Voters there noticed that his first surgeries began late morning. On those occasions when he could not avoid staying overnight, he checked into the Skipton Travelodge, for which he picked up the £35 to £49-a-night bills himself.

Neighbours told The Telegraph that they never saw the MP in the village in the evenings.

And some local Conservatives are also understood to have been disappointed at his failure to spend more time in the constituency.

On a typical weekend two weeks ago, The Telegraph observed as he checked into the Travelodge on a Thursday evening, before driving back to Essex the following afternoon after his surgeries.

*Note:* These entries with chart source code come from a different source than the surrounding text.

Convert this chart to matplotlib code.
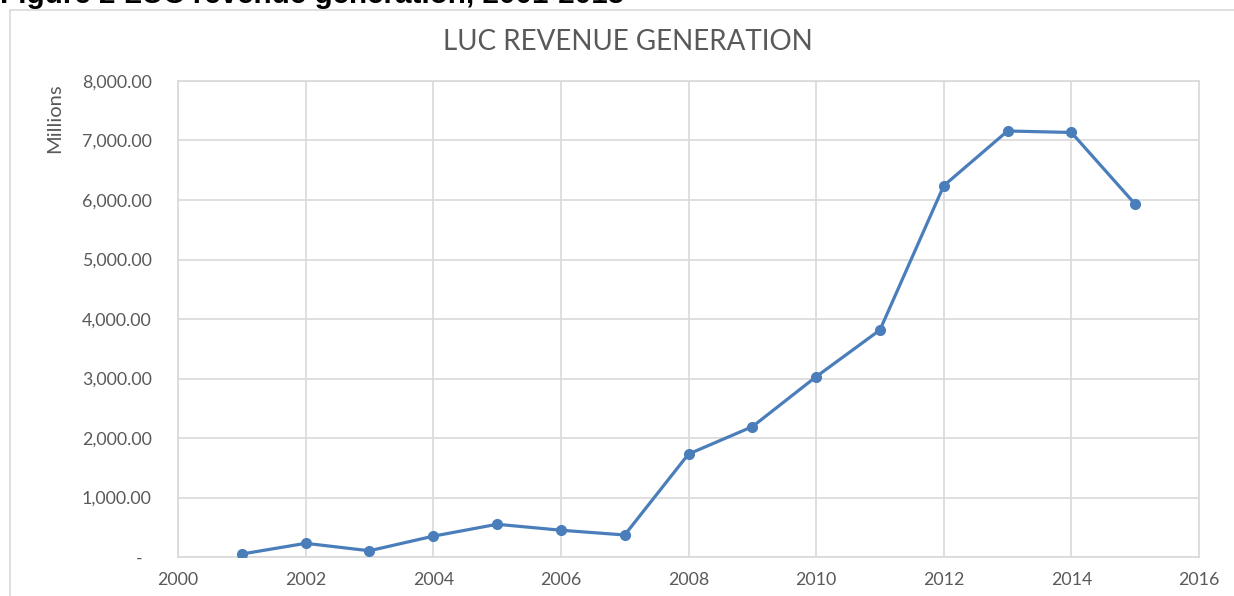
import matplotlib
matplotlib.use("Agg")
import matplotlib.pyplot as plt
from matplotlib.patches import Rectangle

years = [2001, 2002, 2003, 2004, 2005, 2006, 2007, 2008, 2009, 2010, 2011, 2012, 2013, 2014, 2015]
revenue = [50, 230, 105, 350, 550, 450, 370, 1730, 2190, 3030, 3815, 6240, 7160, 7135, 5930]
y_ticks = [0, 1000, 2000, 3000, 4000, 5000, 6000, 7000, 8000]
y_tick_labels = ["-  ", "1,000.00", "2,000.00", "3,000.00", "4,000.00", "5,000.00", "6,000.00", "7,000.00", "8,000.00"]
x_ticks = [2000, 2002, 2004, 2006, 2008, 2010, 2012, 2014, 2016]
x_tick_labels = [str(x) for x in x_ticks]

W, H = 1234, 596
fig = plt.figure(figsize=(W / 100, H / 100), dpi=100)
fig.patch.set_facecolor("white")

grid_c = "#d9d9d9"
text_c = "#595959"
line_c = "#4a7ebb"
font = "Lato"

# outer chart border
fig.patches.append(Rectangle((10 / W, -0.1), 1.2, 1 - 10 / H + 0.1, transform=fig.transFigure,
                             fill=False, edgecolor=grid_c, linewidth=1.2, clip_on=False))

# caption (clipped at top, as in the source)
fig.text(0, 1 - 3 / H, "Figure 2 LUC revenue generation, 2001-2015", ha="left", va="baseline",
         fontsize=21.3, fontweight="bold", family="Liberation Sans", color="black")

ax = fig.add_axes([178 / W, 1 - 557 / H, (1199 - 178) / W, (557 - 81) / H])
ax.plot(years, revenue, color=line_c, linewidth=2.3, marker="o", markersize=7,
        markerfacecolor=line_c, markeredgecolor=line_c, zorder=3)

ax.set_xlim(2000, 2016)
ax.set_ylim(0, 8000)
ax.set_xticks(x_ticks)
ax.set_xticklabels(x_tick_labels)
ax.set_yticks(y_ticks)
ax.set_yticklabels(y_tick_labels)
ax.grid(True, color=grid_c, linewidth=1.2)
ax.set_axisbelow(True)
for s in ax.spines.values():
    s.set_color(grid_c)
    s.set_linewidth(1.2)
ax.tick_params(axis="both", length=0, colors=text_c, labelsize=12.8)
ax.tick_params(axis="y", pad=19)
ax.tick_params(axis="x", pad=11)
for lab in ax.get_xticklabels() + ax.get_yticklabels():
    lab.set_family(font)

fig.text(55 / W, 1 - 118 / H, "Millions", rotation=90, ha="center", va="center",
         fontsize=14.5, color=text_c, family=font)
fig.text(628 / W, 1 - 42 / H, "LUC REVENUE GENERATION", ha="center", va="center",
         fontsize=20, color=text_c, family=font)

fig.savefig("out.png", dpi=100)
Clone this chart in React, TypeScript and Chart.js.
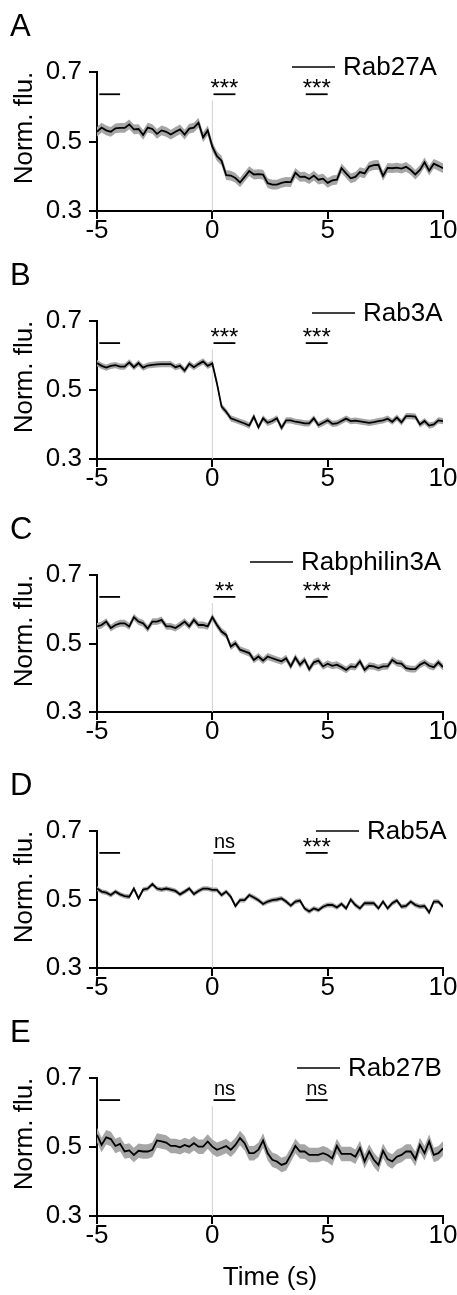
import React, { useEffect, useRef } from "react";
import { Chart, registerables } from "chart.js";

Chart.register(...registerables);

const FONT = '"Liberation Sans", Arial, Helvetica, sans-serif';

// ---------- data ----------
const TIME = [
  -5, -4.8, -4.6, -4.4, -4.2, -4, -3.8, -3.6, -3.4, -3.2, -3, -2.8, -2.6, -2.4, -2.2, -2, -1.8, -1.6, -1.4, -1.2, -1, -0.8, -0.6, -0.4, -0.2,
  0, 0.2, 0.4, 0.6, 0.8, 1, 1.2, 1.4, 1.6, 1.8, 2, 2.2, 2.4, 2.6, 2.8, 3, 3.2, 3.4, 3.6, 3.8, 4, 4.2, 4.4, 4.6, 4.8,
  5, 5.2, 5.4, 5.6, 5.8, 6, 6.2, 6.4, 6.6, 6.8, 7, 7.2, 7.4, 7.6, 7.8, 8, 8.2, 8.4, 8.6, 8.8, 9, 9.2, 9.4, 9.6, 9.8, 10,
];

const RAB27A = [
  0.528, 0.540, 0.532, 0.528, 0.538, 0.539, 0.539, 0.549, 0.535, 0.536, 0.519, 0.540, 0.536, 0.522, 0.532, 0.528, 0.520, 0.528, 0.535, 0.520, 0.537, 0.540, 0.554, 0.512, 0.532,
  0.485, 0.458, 0.445, 0.403, 0.402, 0.395, 0.382, 0.398, 0.415, 0.405, 0.406, 0.405, 0.380, 0.376, 0.376, 0.381, 0.384, 0.383, 0.410, 0.398, 0.399, 0.392, 0.402, 0.390, 0.393,
  0.381, 0.388, 0.390, 0.423, 0.408, 0.394, 0.398, 0.412, 0.408, 0.428, 0.432, 0.433, 0.401, 0.424, 0.423, 0.425, 0.422, 0.427, 0.418, 0.405, 0.418, 0.440, 0.416, 0.436, 0.430, 0.423,
];
const RAB3A = [
  0.578, 0.570, 0.565, 0.570, 0.572, 0.568, 0.568, 0.580, 0.566, 0.578, 0.565, 0.571, 0.573, 0.574, 0.575, 0.575, 0.575, 0.566, 0.570, 0.556, 0.576, 0.566, 0.575, 0.583, 0.570,
  0.577, 0.519, 0.452, 0.437, 0.418, 0.413, 0.408, 0.403, 0.397, 0.423, 0.392, 0.418, 0.405, 0.410, 0.418, 0.390, 0.412, 0.412, 0.408, 0.406, 0.403, 0.403, 0.418, 0.398, 0.405,
  0.412, 0.402, 0.403, 0.410, 0.417, 0.410, 0.411, 0.409, 0.407, 0.405, 0.407, 0.410, 0.412, 0.417, 0.408, 0.420, 0.406, 0.424, 0.424, 0.423, 0.400, 0.410, 0.397, 0.400, 0.412, 0.410,
];
const RABPHILIN3A = [
  0.550, 0.554, 0.564, 0.545, 0.554, 0.559, 0.559, 0.550, 0.577, 0.564, 0.559, 0.543, 0.564, 0.564, 0.569, 0.550, 0.550, 0.545, 0.554, 0.564, 0.550, 0.569, 0.554, 0.554, 0.550,
  0.577, 0.554, 0.535, 0.525, 0.491, 0.501, 0.482, 0.477, 0.472, 0.452, 0.462, 0.450, 0.462, 0.457, 0.452, 0.448, 0.457, 0.433, 0.459, 0.438, 0.452, 0.425, 0.445, 0.450, 0.433,
  0.441, 0.435, 0.438, 0.431, 0.423, 0.433, 0.431, 0.448, 0.423, 0.435, 0.433, 0.428, 0.433, 0.433, 0.452, 0.443, 0.441, 0.428, 0.425, 0.425, 0.438, 0.445, 0.435, 0.431, 0.445, 0.431,
];
const RAB5A = [
  0.532, 0.523, 0.520, 0.513, 0.523, 0.515, 0.510, 0.508, 0.532, 0.503, 0.529, 0.532, 0.545, 0.532, 0.529, 0.532, 0.529, 0.525, 0.515, 0.523, 0.532, 0.516, 0.525, 0.532, 0.532,
  0.528, 0.528, 0.513, 0.523, 0.508, 0.481, 0.498, 0.498, 0.513, 0.506, 0.498, 0.487, 0.494, 0.498, 0.500, 0.503, 0.494, 0.482, 0.494, 0.497, 0.474, 0.465, 0.474, 0.469, 0.479,
  0.484, 0.484, 0.477, 0.487, 0.474, 0.500, 0.484, 0.474, 0.489, 0.489, 0.489, 0.474, 0.494, 0.474, 0.489, 0.497, 0.479, 0.481, 0.494, 0.484, 0.479, 0.481, 0.462, 0.494, 0.494, 0.479,
];
const RAB27B = [
  0.535, 0.506, 0.528, 0.523, 0.503, 0.509, 0.487, 0.490, 0.477, 0.489, 0.487, 0.487, 0.492, 0.519, 0.516, 0.513, 0.503, 0.503, 0.499, 0.506, 0.501, 0.511, 0.501, 0.501, 0.516,
  0.501, 0.492, 0.497, 0.503, 0.492, 0.506, 0.526, 0.511, 0.482, 0.482, 0.492, 0.519, 0.482, 0.463, 0.458, 0.448, 0.453, 0.477, 0.503, 0.487, 0.487, 0.477, 0.477, 0.477, 0.482,
  0.477, 0.467, 0.503, 0.480, 0.480, 0.480, 0.472, 0.497, 0.458, 0.487, 0.463, 0.448, 0.489, 0.465, 0.458, 0.472, 0.477, 0.487, 0.487, 0.465, 0.506, 0.482, 0.516, 0.477, 0.482, 0.496,
];

// SEM half-widths of the shaded bands
const SEM = [0.014, 0.009, 0.010, 0.007, 0.021];
const SERIES_NAMES = ["Rab27A", "Rab3A", "Rabphilin3A", "Rab5A", "Rab27B"];
const PANEL_LETTERS = ["A", "B", "C", "D", "E"];
const SIG_LABELS = [
  ["***", "***"],
  ["***", "***"],
  ["**", "***"],
  ["ns", "***"],
  ["ns", "ns"],
];
// windows: baseline, early, late (seconds)
const BASELINE_WIN = [-4.9, -4.0];
const TEST_WINS = [
  [0.05, 1.0],
  [4.05, 5.0],
];
const SIG_Y = 0.636;
const ZERO_LINE = [0.3, 0.618];
const X_TICKS = [-5, 0, 5, 10];
const Y_TICKS = [0.3, 0.5, 0.7];
const Y_TITLE = "Norm. flu.";
const X_TITLE = "Time (s)";

const SERIES = [RAB27A, RAB3A, RABPHILIN3A, RAB5A, RAB27B];

// ---------- layout ----------
const PLOT_TOP = [72, 321, 575, 831, 1078];
const PLOT_H = [139, 138, 137, 137, 138];
const LEG_X = [292, 312, 250, 316, 297];
const LEG_DY = [-5, -8, -13, 0, -10];
const PAD_TOP = 72;

function PanelChart({ idx }: { idx: number }) {
  const ref = useRef<HTMLCanvasElement | null>(null);
  const isLast = idx === SERIES.length - 1;
  const canvasH = isLast ? 1295 - (PLOT_TOP[idx] - PAD_TOP) : 260;
  const xAxisH = isLast ? 79 : 40;
  const padBottom = canvasH - PAD_TOP - PLOT_H[idx] - xAxisH;

  useEffect(() => {
    if (!ref.current) return;
    const mean = SERIES[idx];
    const sem = SEM[idx];
    const pts = (arr: number[]) => TIME.map((t, i) => ({ x: t, y: arr[i] }));
    const upper = mean.map((v) => v + sem);
    const lower = mean.map((v) => v - sem);

    const segDs = (win: number[]) => ({
      data: [
        { x: win[0], y: SIG_Y },
        { x: win[1], y: SIG_Y },
      ],
      borderColor: "#000",
      borderWidth: 1.8,
      pointRadius: 0,
      fill: false,
      order: 0,
    });

    const annot = {
      id: "annot" + idx,
      afterDraw(chart: any) {
        const ctx = chart.ctx;
        const { top } = chart.chartArea;
        const xs = chart.scales.x;
        const ys = chart.scales.y;
        ctx.save();
        ctx.fillStyle = "#000";
        ctx.strokeStyle = "#000";
        // panel letter
        ctx.font = `31px ${FONT}`;
        ctx.textAlign = "left";
        ctx.textBaseline = "alphabetic";
        ctx.fillText(PANEL_LETTERS[idx], 10, top - 36);
        // y title
        ctx.save();
        ctx.translate(32, top + 56);
        ctx.rotate(-Math.PI / 2);
        ctx.font = `26px ${FONT}`;
        ctx.textAlign = "center";
        ctx.textBaseline = "alphabetic";
        ctx.fillText(Y_TITLE, 0, 0);
        ctx.restore();
        // legend
        const ly = top + LEG_DY[idx];
        ctx.lineWidth = 1.5;
        ctx.beginPath();
        ctx.moveTo(LEG_X[idx], ly);
        ctx.lineTo(LEG_X[idx] + 43, ly);
        ctx.stroke();
        ctx.font = `26px ${FONT}`;
        ctx.textAlign = "left";
        ctx.textBaseline = "middle";
        ctx.fillText(SERIES_NAMES[idx], LEG_X[idx] + 51, ly + 1);
        // significance labels
        const by = ys.getPixelForValue(SIG_Y);
        TEST_WINS.forEach((w, i) => {
          const cx = (xs.getPixelForValue(w[0]) + xs.getPixelForValue(w[1])) / 2;
          const lab = SIG_LABELS[idx][i];
          ctx.textAlign = "center";
          ctx.textBaseline = "alphabetic";
          if (lab === "ns") {
            ctx.font = `20px ${FONT}`;
            ctx.fillText(lab, cx, by - 5);
          } else {
            ctx.font = `24px ${FONT}`;
            ctx.fillText(lab, cx, by + 2);
          }
        });
        ctx.restore();
      },
    };

    const chart = new Chart(ref.current, {
      type: "line",
      data: {
        datasets: [
          {
            data: pts(mean),
            borderColor: "#000",
            borderWidth: 1.8,
            pointRadius: 0,
            fill: false,
            tension: 0,
            order: 0,
          },
          {
            data: pts(upper),
            borderColor: "rgba(0,0,0,0)",
            borderWidth: 0,
            pointRadius: 0,
            fill: "+1",
            backgroundColor: "#a6a6a6",
            order: 2,
          },
          {
            data: pts(lower),
            borderColor: "rgba(0,0,0,0)",
            borderWidth: 0,
            pointRadius: 0,
            fill: false,
            order: 2,
          },
          {
            data: [
              { x: 0, y: ZERO_LINE[0] },
              { x: 0, y: ZERO_LINE[1] },
            ],
            borderColor: "#d0d0d0",
            borderWidth: 1,
            pointRadius: 0,
            fill: false,
            order: 5,
          },
          segDs(BASELINE_WIN),
          segDs(TEST_WINS[0]),
          segDs(TEST_WINS[1]),
        ] as any,
      },
      options: {
        animation: false,
        responsive: false,
        maintainAspectRatio: false,
        devicePixelRatio: 1,
        events: [],
        layout: { padding: { top: PAD_TOP, left: 0, right: 14, bottom: padBottom } },
        plugins: { legend: { display: false }, tooltip: { enabled: false }, title: { display: false } },
        scales: {
          x: {
            type: "linear",
            min: -5,
            max: 10,
            afterBuildTicks: (s: any) => {
              s.ticks = X_TICKS.map((v) => ({ value: v }));
            },
            afterFit: (s: any) => {
              s.height = xAxisH;
            },
            ticks: {
              color: "#000",
              font: { family: FONT, size: 26 },
              padding: -4,
              maxRotation: 0,
              autoSkip: false,
              callback: (v: any) => String(v),
            },
            grid: { display: true, drawOnChartArea: false, drawTicks: true, tickLength: 8, color: "#000", lineWidth: 2 },
            border: { display: true, color: "#000", width: 2 },
            title: {
              display: isLast,
              text: X_TITLE,
              color: "#000",
              font: { family: FONT, size: 26 },
              padding: { top: 0, bottom: 2 },
            },
          },
          y: {
            type: "linear",
            min: 0.3,
            max: 0.7,
            afterBuildTicks: (s: any) => {
              s.ticks = Y_TICKS.map((v) => ({ value: v }));
            },
            afterFit: (s: any) => {
              s.width = 97;
            },
            ticks: {
              color: "#000",
              font: { family: FONT, size: 26 },
              padding: 7,
              autoSkip: false,
              callback: (v: any) => Number(v).toFixed(1),
            },
            grid: { display: true, drawOnChartArea: false, drawTicks: true, tickLength: 8, color: "#000", lineWidth: 2 },
            border: { display: true, color: "#000", width: 2 },
          },
        },
      } as any,
      plugins: [annot],
    });
    return () => chart.destroy();
  }, [idx]);

  return (
    <canvas
      ref={ref}
      width={457}
      height={canvasH}
      style={{ position: "absolute", left: 0, top: PLOT_TOP[idx] - PAD_TOP, width: 457, height: canvasH, display: "block" }}
    />
  );
}

export default function App() {
  return (
    <div style={{ position: "absolute", left: 0, top: 0, width: 457, height: 1295, background: "#fff", overflow: "hidden" }}>
      {SERIES.map((_, i) => (
        <PanelChart key={i} idx={i} />
      ))}
    </div>
  );
}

After spending Saturday in Essex, he returned to Yorkshire on Sunday for the local Remembrance Sunday services, then headed back to his family home by car the same day.

This coming weekend, local sources disclosed that he had been due to attend an evening event in the constituency on Sunday, but cancelled on Wednesday saying that he had to attend a family funeral in France.

As chairman of the standards committee, Mr Curry has already overseen two inquiries: one into the case of Tony McNulty, the former minister who allowed his parents to live for free in his taxpayer-funded second home, and Alan Duncan, the shadow prisons minister, whose claims for mortgage interest were found to have been within the rules.

In an interview to mark his appointment with Parliament’s in-house journal, House magazine, he made clear his attitude to the expenses scandal.

“Quite a number of colleagues have congratulated me with the noun ‘chalice’ accompanied by the conventional adjective,” he said.

“This is Parliament doing the toughest thing there is. We’re subjecting people to judgment by their peers. It wouldn’t bother me if this job makes me unpopular but I don’t think it will – the committee is very widely respected.

“The outside world will inevitably say ‘you’ve let them off too easily’, but there’s no point getting twitchy.

“If the Third World War broke out tomorrow and the second coming took place at the Dome, then The Telegraph would still lead on expenses.”